The image below shows the same child wearing a pair of supportive shoes. Note how the arch and the heel is supported, preventing the child’s feet from collapsing and tuning inwards.
I recommend focussing on picking the correct shoe style and the correct shoe size, as children grow out of their shoes quickly. Foot and leg pain is not normal, if your child is complaining about foot and leg pain consistently, this might be a sign that your child has a foot condition such as flat feet previously discussed. I always recommend matching a pair of supportive shoes with a supportive orthotic for optimal results.
3 Most Important Features of Children’s Shoes:
A good quality shoe must provide comfort, arch support, and a firm heel counter, which will enable your children to strengthen their muscles and move around with ease and comfort.
2. Firm Heel Counter: The heel cup is the back part of the shoe that provides crucial ankle and heel support.
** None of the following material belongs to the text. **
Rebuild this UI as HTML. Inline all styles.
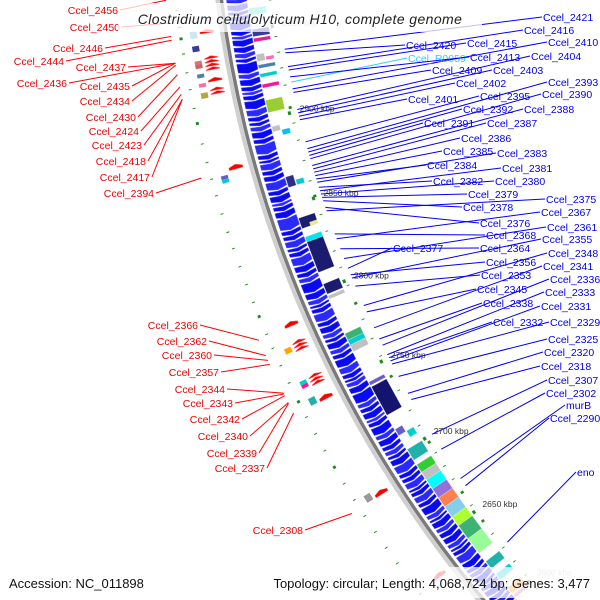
<!DOCTYPE html>
<html><head><meta charset="utf-8">
<style>
html,body{margin:0;padding:0;background:#fff;width:600px;height:600px;overflow:hidden;}
svg{display:block;font-family:"Liberation Sans",sans-serif;}
</style></head>
<body>
<svg id="map" width="600" height="600" viewBox="0 0 600 600" xmlns="http://www.w3.org/2000/svg">
<rect width="600" height="600" fill="#fff"/>
<g id="tracks"></g>
<g id="labels"></g>
<rect x="118" y="3" width="364" height="29" fill="#fff" fill-opacity="0.75"/>
<text x="300" y="24" text-anchor="middle" font-size="14" font-style="italic" letter-spacing="0.4" fill="#222">Clostridium cellulolyticum H10, complete genome</text>
<rect x="0" y="567" width="600" height="31" fill="#fff" fill-opacity="0.75"/>
<text x="9" y="588" font-size="13" fill="#111">Accession: NC_011898</text>
<text x="590" y="588" text-anchor="end" font-size="13" fill="#111">Topology: circular; Length: 4,068,724 bp; Genes: 3,477</text>
</svg>
<script>
// ---- data ----
const tickKbp = [2950, 2900, 2850, 2800, 2750, 2700, 2650, 2600];
const blueGeneStartKbp = 2968;
const blueGeneLengths = [3,4,2.5,3,5,3,2,4,3.5,3,2.5,6,3,4,3,2,3,5,4,3,2.5,3,4,3,6,3,2,4,3,3.5,5,3,4,2,3,4,7,3,3,4,2.5,3,5,4,3,3,6,4,3,2,3,5,3,4,3,2.5,4,3,3,5,4,3,2,3,4,6,3,3,4,2,3,5,3,4,3,3,2.5,4,5,3,3,4,2,3,4,3,5,3,2,4,3,3.5,4,3,2,3,5,4,3,3,4,2.5,3,4,3,3,4,3,5,3,4,3,2.5,3,4,3,5,3];
const boxStart = [2962,2950,2945,2936,2934,2930,2925,2919,2910,2895,2892,2866,2863,2842,2838,2831,2828,2803,2796,2773,2769,2766,2743,2740,2713,2709,2700,2690,2685,2680,2674,2668,2662,2655,2649,2640,2624,2615,2605,2600];
const boxEnd   = [2958,2946,2943,2932,2932,2928,2923,2917,2903,2892,2889,2860,2860,2836,2836,2828,2810,2797,2794,2769,2766,2762,2741,2722,2709,2705,2693,2685,2680,2674,2668,2662,2655,2649,2640,2630,2619,2611,2601,2598];
const boxColor = ['#40e0d0','#3a3a9a','#e0218a','#c0c0c0','#ff69b4','#4682b4','#00ced1','#ff1493','#9acd32','#c0c0c0','#00bfff','#2e2e8a','#00ced1','#1c1c6e','#f0e68c','#00e5ee','#1c1c6e','#1c1c6e','#c0c0c0','#3cb371','#00ced1','#c0c0c0','#6a5acd','#14146e','#6a5acd','#00ced1','#20b2aa','#32cd32','#c0c0c0','#00ffff','#9370db','#ff7f50','#87ceeb','#adff2f','#3cb371','#98fb98','#20b2aa','#00ced1','#ff8c00','#db7093'];
const boxLane  = [0,0,0,2,1,0,0,0,0,2,1,2,1,0,1,0,0,0,0,0,0,0,0,0,2,1,0,0,0,0,0,0,0,0,0,0,0,0,0,0];
const innerGreenKbp = [2965,2955,2944,2935,2926,2916,2903,2894,2884,2872,2860,2851,2840,2830,2818,2808,2797,2786,2776,2764,2753,2740,2731,2718,2708,2697,2690,2681,2672,2663,2654,2643,2634,2624,2614,2604,2594];
const innerGreenLen = [0.5,0.5,0.5,0.5,0.5,0.5,1.5,0.5,0.5,0.5,0.5,1.5,0.5,0.5,0.5,0.5,0.5,1.5,0.5,0.5,0.5,1.5,0.5,0.5,0.5,1.5,0.5,0.5,0.5,1.5,0.5,1.5,0.5,0.5,0.5,0.5,0.5];
const redArrowKbp = [2953,2939,2937,2935,2933,2927,2922,2920,2879,2790,2780,2778,2776,2760,2758,2756,2747,2688,2634];
const redArrowLen = [2,1.5,1.5,1.5,1.5,2,1.5,1.5,2.5,2.5,1.5,1.5,1.5,1.5,1.5,1.5,2.5,2.5,2.5];
const outerBoxStart = [2954,2946,2938,2936,2931,2926,2921,2876,2874,2779,2760,2758,2750,2691];
const outerBoxEnd   = [2950,2943,2935,2934,2929,2924,2918,2874,2872,2776,2758,2756,2746,2687];
const outerBoxColor = ['#cfe3f0','#3a3a9a','#e07070','#c86464','#4682b4','#ff69b4','#b5a642','#6a5acd','#00ced1','#ffa500','#00ced1','#ff1493','#20b2aa','#999999'];
const outerGreenKbp = [2966,2957,2951,2943,2933,2924,2914,2906,2895,2885,2876,2867,2857,2847,2838,2828,2818,2808,2800,2790,2782,2772,2762,2751,2742,2732,2722,2712,2702,2692,2682,2672,2662,2652,2642,2632,2622,2612,2602,2592];
const outerGreenLen = [0.5,0.5,1.5,0.5,0.5,0.5,0.5,1.5,0.5,0.5,0.5,0.5,0.5,0.5,0.5,0.5,0.5,0.5,1.5,0.5,0.5,0.5,0.5,1.5,0.5,0.5,0.5,1.5,0.5,0.5,0.5,0.5,0.5,0.5,0.5,0.5,0.5,0.5,0.5,0.5];
const blueLabelNames = ['Ccel_2421','Ccel_2416','Ccel_2410','Ccel_2420','Ccel_2415','Ccel_R0059','Ccel_2413','Ccel_2404','Ccel_2409','Ccel_2403','Ccel_2402','Ccel_2393','Ccel_2390','Ccel_2401','Ccel_2395','Ccel_2392','Ccel_2388','Ccel_2391','Ccel_2387','Ccel_2386','Ccel_2385','Ccel_2383','Ccel_2384','Ccel_2381','Ccel_2382','Ccel_2380','Ccel_2379','Ccel_2375','Ccel_2378','Ccel_2367','Ccel_2376','Ccel_2361','Ccel_2368','Ccel_2355','Ccel_2377','Ccel_2364','Ccel_2348','Ccel_2356','Ccel_2341','Ccel_2353','Ccel_2336','Ccel_2345','Ccel_2333','Ccel_2338','Ccel_2331','Ccel_2332','Ccel_2329','Ccel_2325','Ccel_2320','Ccel_2318','Ccel_2307','Ccel_2302','murB','Ccel_2290','eno'];
const blueLabelKbp = [2936,2926,2913,2934,2924,2917,2920,2901,2911,2899,2897,2878,2872,2895,2882,2876,2868,2874,2866,2864,2862,2858,2860,2853,2855,2851,2849,2841,2847,2824,2843,2812,2827,2800,2806,2818,2783,2802,2769,2795,2758,2779,2752,2762,2748,2750,2746,2738,2727,2723,2700,2690,2670,2665,2625];
const blueLabelX = [543,524,548,406,467,408,470,531,432,493,456,548,542,408,480,463,524,424,487,461,443,497,427,502,433,495,468,546,463,541,480,547,486,542,393,480,548,486,543,481,550,477,545,483,541,493,550,548,544,541,548,546,566,550,577];
const blueLabelY = [21,34,46,49,47,62,61,60,74,74,87,86,98,103,100,113,113,127,127,142,155,157,169,172,185,185,198,203,211,216,227,231,239,243,252,252,257,266,270,279,283,293,296,307,310,326,326,343,356,370,384,397,409,422,476];
const redLabelNames = ['Ccel_2456','Ccel_2450','Ccel_2446','Ccel_2444','Ccel_2437','Ccel_2436','Ccel_2435','Ccel_2434','Ccel_2430','Ccel_2424','Ccel_2423','Ccel_2418','Ccel_2417','Ccel_2394','Ccel_2366','Ccel_2362','Ccel_2360','Ccel_2357','Ccel_2344','Ccel_2343','Ccel_2342','Ccel_2340','Ccel_2339','Ccel_2337','Ccel_2308'];
const redLabelKbp = [2972,2960,2953,2951,2939,2939,2939,2938,2933,2926.5,2922.6,2920,2920,2878,2788.7,2780,2777.3,2775,2758.5,2758,2757,2753,2752.7,2747,2686.8];
const redLabelEndX = [118,120,103,64,126,67,130,130,136,139,142,146,150,154,198,207,212,219,225,233,240,248,257,265,303];
const redLabelY = [14,31,52,65,71,87,90,105,121,135,149,165,181,197,329,345,359,376,393,407,423,440,457,472,534];

// ---- geometry ----
const CX = 1379, CY = -148.4, R = 1167;
const NS = 'http://www.w3.org/2000/svg';
function ang(k){ return (166.5 - (2900 - k) * 0.0905) * Math.PI / 180; }
function pt(k, r){ const a = ang(k); return [CX + r * Math.cos(a), CY + r * Math.sin(a)]; }
function P(a){ return a[0].toFixed(1) + ',' + a[1].toFixed(1); }
const tracks = document.getElementById('tracks');
const labels = document.getElementById('labels');
function mk(tag, attrs, parent){
  const e = document.createElementNS(NS, tag);
  for (const k in attrs) e.setAttribute(k, attrs[k]);
  parent.appendChild(e);
  return e;
}
function arcPath(k1, k2, r){
  const a = pt(k1, r), b = pt(k2, r);
  return 'M' + P(a) + ' A' + r + ' ' + r + ' 0 0 0 ' + P(b);
}
function quad(k1, k2, r1, r2){
  return [pt(k1, r1), pt(k2, r1), pt(k2, r2), pt(k1, r2)].map(P).join(' ');
}

// backbone
let e = mk('path', {d: arcPath(3010, 2540, R + 4), fill: 'none', stroke: '#cfcfcf', 'stroke-width': 4}, tracks);


e = mk('path', {d: arcPath(3010, 2540, R), fill: 'none', stroke: '#7a7a7a', 'stroke-width': 3.5}, tracks);



// blue genes
let k = blueGeneStartKbp;
blueGeneLengths.forEach((len, i) => {
  const k1 = k, k2 = k - len; k = k2;
  const r1 = 1142, r2 = 1162, rm = 1152;
  const head = Math.min(1.3, len * 0.55);
  const pts = [pt(k1, r1), pt(k2 + head, r1), pt(k2, rm), pt(k2 + head, r2), pt(k1, r2), pt(k1 - head * 0.5, rm)].map(P).join(' ');
  const g = mk('polygon', {points: pts, fill: (i % 3 === 0) ? '#2a2aff' : '#0a0af0', stroke: '#5555ff', 'stroke-width': 0.5}, tracks);
  
  
});

// inner colored boxes
boxStart.forEach((s, i) => {
  const lane = boxLane[i];
  const r1 = lane === 2 ? 1133 : 1124, r2 = lane === 1 ? 1132 : 1141;
  const b = mk('polygon', {points: quad(s, boxEnd[i], r1, r2), fill: boxColor[i], stroke: '#ffffff', 'stroke-opacity': 0.35, 'stroke-width': 0.6}, tracks);
  
  
});

// inner green track
innerGreenKbp.forEach((g, i) => {
  const m = mk('polygon', {points: quad(g + innerGreenLen[i] / 2, g - innerGreenLen[i] / 2, 1117, 1120), fill: '#1a8a1a'}, tracks);
  
  
});

// ticks
tickKbp.forEach((t) => {
  const d = mk('polygon', {points: quad(t + 1, t - 1, 1119, 1122), fill: '#1a8a1a'}, tracks);
  
  
  const p = pt(t, 1110);
  const tx = mk('text', {x: p[0].toFixed(1), y: (p[1] + 1).toFixed(1), 'font-size': 8.5, fill: t === 2600 || t === 2950 ? '#bbb' : '#333'}, tracks);
  tx.textContent = t + ' kbp';
  
  
});

// outer red arrows
redArrowKbp.forEach((a, i) => {
  const k1 = a - redArrowLen[i] / 2, k2 = a + redArrowLen[i] / 2;
  const r1 = 1179, r2 = 1193, rm = 1186;
  const pts = [pt(k1, r1), pt(k2 - 1.2, r1), pt(k2, rm), pt(k2 - 1.2, r2), pt(k1, r2)].map(P).join(' ');
  const m = mk('polygon', {points: pts, fill: '#ff0000', stroke: '#ff6060', 'stroke-width': 0.5}, tracks);
  
  
});

// outer colored boxes
outerBoxStart.forEach((s, i) => {
  const b = mk('polygon', {points: quad(s, outerBoxEnd[i], 1196, 1203), fill: outerBoxColor[i]}, tracks);
  
  
});

// outer green track
outerGreenKbp.forEach((g, i) => {
  const m = mk('polygon', {points: quad(g + outerGreenLen[i] / 2, g - outerGreenLen[i] / 2, 1211, 1214), fill: '#1a8a1a'}, tracks);
  
  
});

// blue labels
blueLabelNames.forEach((n, i) => {
  const s = pt(blueLabelKbp[i], 1112);
  const col = n === 'Ccel_R0059' ? '#33ccff' : '#0000ee';
  const ln = mk('line', {x1: s[0].toFixed(1), y1: s[1].toFixed(1), x2: blueLabelX[i] - 1, y2: blueLabelY[i] - 4, stroke: col, 'stroke-width': 1}, labels);
  
  
  const t = mk('text', {x: blueLabelX[i], y: blueLabelY[i], 'font-size': 10.5, fill: col}, labels);
  t.textContent = n;
  
  
});

// red labels
redLabelNames.forEach((n, i) => {
  const s = pt(redLabelKbp[i], 1222);
  const ln = mk('line', {x1: redLabelEndX[i] + 2, y1: redLabelY[i] - 4, x2: s[0].toFixed(1), y2: s[1].toFixed(1), stroke: '#ff0000', 'stroke-width': 1}, labels);
  
  
  const t = mk('text', {x: redLabelEndX[i], y: redLabelY[i], 'font-size': 10.5, fill: '#ee0000', 'text-anchor': 'end'}, labels);
  t.textContent = n;
  
  
});
</script>
</body></html>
Sometimes children can experience heel or ankle pain from having rolled ankles, in addition to flat feet. Always make sure that the heel counter of your kids’ shoes feels sturdy.
3. Flexible and Lightweight: Ideally, you want the shoes to be supportive, but lightweight and flexible in order to prevent your kids’ feet from easily getting tired. Their shoes should always bend at the ball of the foot but no further. It’s important that the back to school shoes are flexible but not too flexible, otherwise they won’t provide enough support and the foot will have to do more work than it should.
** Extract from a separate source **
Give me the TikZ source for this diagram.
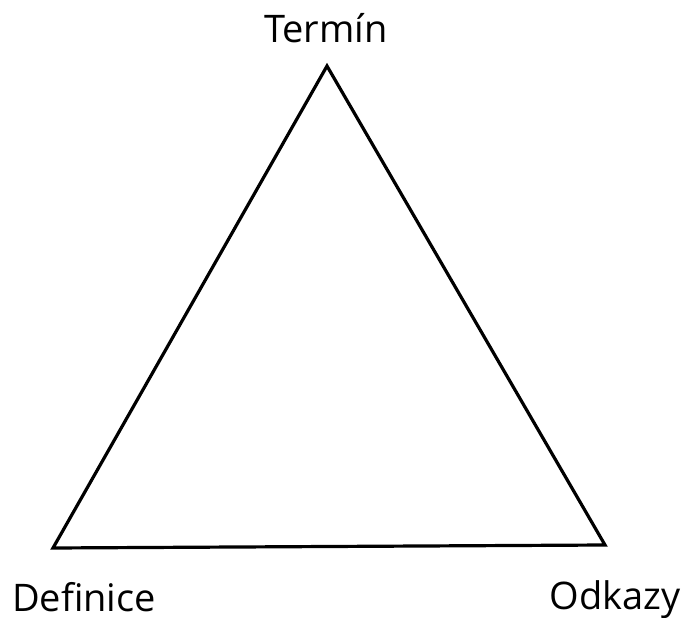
\documentclass[tikz,border=0pt]{standalone}
\usepackage{fontspec}
\setmainfont{Open Sans}
\begin{document}
\begin{tikzpicture}[x=1pt,y=-1pt,
  lbl/.style={font=\fontsize{38}{42}\selectfont, inner sep=0pt, anchor=base},
  edge/.style={line width=3.2pt, line join=miter}]
\useasboundingbox (0,0) rectangle (689,618);
\coordinate (T) at (327,66);
\coordinate (D) at (53,548);
\coordinate (O) at (605,545);
\draw[edge] (T) -- (O) -- (D) -- cycle;
\node[lbl] (lt) at (326,43) {Termín};
\node[lbl] (ld) at (84,611) {Definice};
\node[lbl] (lo) at (615,609) {Odkazy};
\end{tikzpicture}
\end{document}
The Best Shoes for Kids with Flat Feet:
The New Balance 990 shoes are excellent and can be purchased in the below links.
Shoe 1 here
Shoe 2 here
Shoe 3 here
Stride Rite Ian
Stride Rite Artin
Stride Rite Cannan
New Balance KV790
New Balance KA680
Pediped Dakota Mary Jane
Keen Oakridge Low
Keen Newport Sandal
In order to allow for ample growing room, I recommend parents order shoes half a size larger than the size of their children’s foot length. The shoes recommended above all come with shoelaces, as they provide better support and stability than velcro or no strap.
New Balance shoes are specifically manufactured to provide support and stability to the foot as they provide a substantially thick outsole, as well as a high and well-padded heel which helps minimize the impact on their feet when they hit the ground. All of these shoes are also capable of accommodating an orthotic inside the shoe very comfortably, as they have removable insoles. Ideally any shoe you pick to wear a custom orthotic in should have a removable insole.
Investing in a pair of good supportive shoes will end up saving you a lot of time and money in the future. With the correct type of orthotics, they can help children walk and run straighter, by aligning their feet and legs and reducing the stress that they are putting to their feet. I recommend children’s orthotics for the following reasons:
Excessive foot pain: Orthotics help provide cushion and support to your kids’ feet to help reduce the pressure on the affected part.
Flat feet: Orthotics help prevent your kids’ feet from collapsing and allow your child to walk and run straighter.
Active Kids: Orthotics are recommended for kids that are very active in sports or high intense activities that induce pressure on the foot. They will help relieve some of the stress your kids are putting on their feet when they are running or playing at high intense levels.
Don’t forget to remind your children to stretch regularly, since that will help relieve some of the pain that they might be experiencing. The problem of foot pain is how it is much harder to diagnose in kids as they may not necessarily know how to express the pain they are feeling. It is left to the parents to recognize discomfort in their kids and detect what is the cause of the pain.